* START *
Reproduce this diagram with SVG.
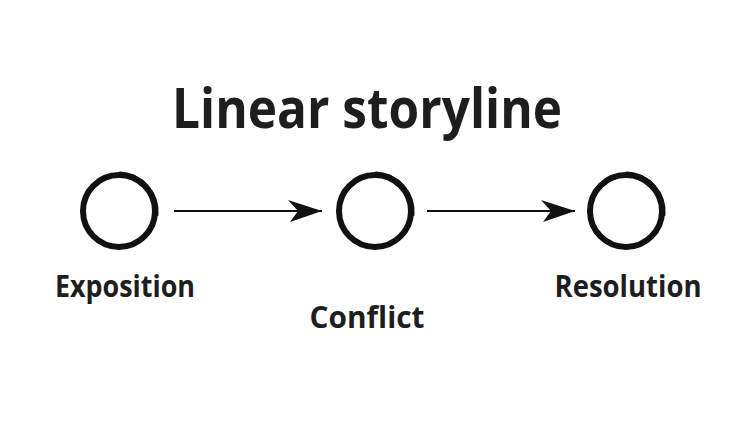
<svg xmlns="http://www.w3.org/2000/svg" width="750" height="435" viewBox="0 0 750 435">
<style>
.t{font-family:"Open Sans","Liberation Sans",sans-serif;font-weight:bold;fill:#1e1e1e}
.ring{fill:none;stroke:#111;stroke-width:6}
.ink{fill:none;stroke:#111;stroke-width:3;stroke-linecap:round}
.conn{stroke:#111;stroke-width:2;fill:none}
</style>
<defs>
<marker id="ah" viewBox="0 0 34 24" refX="34" refY="12" markerWidth="34" markerHeight="24" markerUnits="userSpaceOnUse" orient="auto">
<path d="M0,1 L34,12 L2,23 L10,12 Z" fill="#111"/>
</marker>
</defs>
<rect width="750" height="435" fill="#fff"/>
<text class="t" x="367" y="128" font-size="56" text-anchor="middle" textLength="390" lengthAdjust="spacingAndGlyphs">Linear storyline</text>
<g id="connectors">
<line class="conn" x1="174" y1="211" x2="322" y2="211" marker-end="url(#ah)"/>
<line class="conn" x1="427" y1="211" x2="575" y2="211" marker-end="url(#ah)"/>
</g>
<g id="exposition">
<circle class="ring" cx="119" cy="211" r="36"/>
<path class="ink" d="M120,173 A39,39 0 0 1 157,215"/>
<text class="t" x="125" y="297" font-size="30" text-anchor="middle" textLength="140" lengthAdjust="spacingAndGlyphs">Exposition</text>
</g>
<g id="conflict">
<circle class="ring" cx="375" cy="211" r="36"/>
<path class="ink" d="M376,173 A39,39 0 0 1 413,215"/>
<text class="t" x="367" y="328" font-size="30" text-anchor="middle" textLength="115" lengthAdjust="spacingAndGlyphs">Conflict</text>
</g>
<g id="resolution">
<circle class="ring" cx="626" cy="211" r="36"/>
<path class="ink" d="M627,173 A39,39 0 0 1 664,215"/>
<text class="t" x="628" y="297" font-size="30" text-anchor="middle" textLength="147" lengthAdjust="spacingAndGlyphs">Resolution</text>
</g>
</svg>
* END *
Short problem: Copy out the whole listing exactly, and don't carry over any pictures.

Complete response:
Reproduce this diagram with SVG.
<svg xmlns="http://www.w3.org/2000/svg" width="750" height="435" viewBox="0 0 750 435">
<style>
.t{font-family:"Open Sans","Liberation Sans",sans-serif;font-weight:bold;fill:#1e1e1e}
.ring{fill:none;stroke:#111;stroke-width:6}
.ink{fill:none;stroke:#111;stroke-width:3;stroke-linecap:round}
.conn{stroke:#111;stroke-width:2;fill:none}
</style>
<defs>
<marker id="ah" viewBox="0 0 34 24" refX="34" refY="12" markerWidth="34" markerHeight="24" markerUnits="userSpaceOnUse" orient="auto">
<path d="M0,1 L34,12 L2,23 L10,12 Z" fill="#111"/>
</marker>
</defs>
<rect width="750" height="435" fill="#fff"/>
<text class="t" x="367" y="128" font-size="56" text-anchor="middle" textLength="390" lengthAdjust="spacingAndGlyphs">Linear storyline</text>
<g id="connectors">
<line class="conn" x1="174" y1="211" x2="322" y2="211" marker-end="url(#ah)"/>
<line class="conn" x1="427" y1="211" x2="575" y2="211" marker-end="url(#ah)"/>
</g>
<g id="exposition">
<circle class="ring" cx="119" cy="211" r="36"/>
<path class="ink" d="M120,173 A39,39 0 0 1 157,215"/>
<text class="t" x="125" y="297" font-size="30" text-anchor="middle" textLength="140" lengthAdjust="spacingAndGlyphs">Exposition</text>
</g>
<g id="conflict">
<circle class="ring" cx="375" cy="211" r="36"/>
<path class="ink" d="M376,173 A39,39 0 0 1 413,215"/>
<text class="t" x="367" y="328" font-size="30" text-anchor="middle" textLength="115" lengthAdjust="spacingAndGlyphs">Conflict</text>
</g>
<g id="resolution">
<circle class="ring" cx="626" cy="211" r="36"/>
<path class="ink" d="M627,173 A39,39 0 0 1 664,215"/>
<text class="t" x="628" y="297" font-size="30" text-anchor="middle" textLength="147" lengthAdjust="spacingAndGlyphs">Resolution</text>
</g>
</svg>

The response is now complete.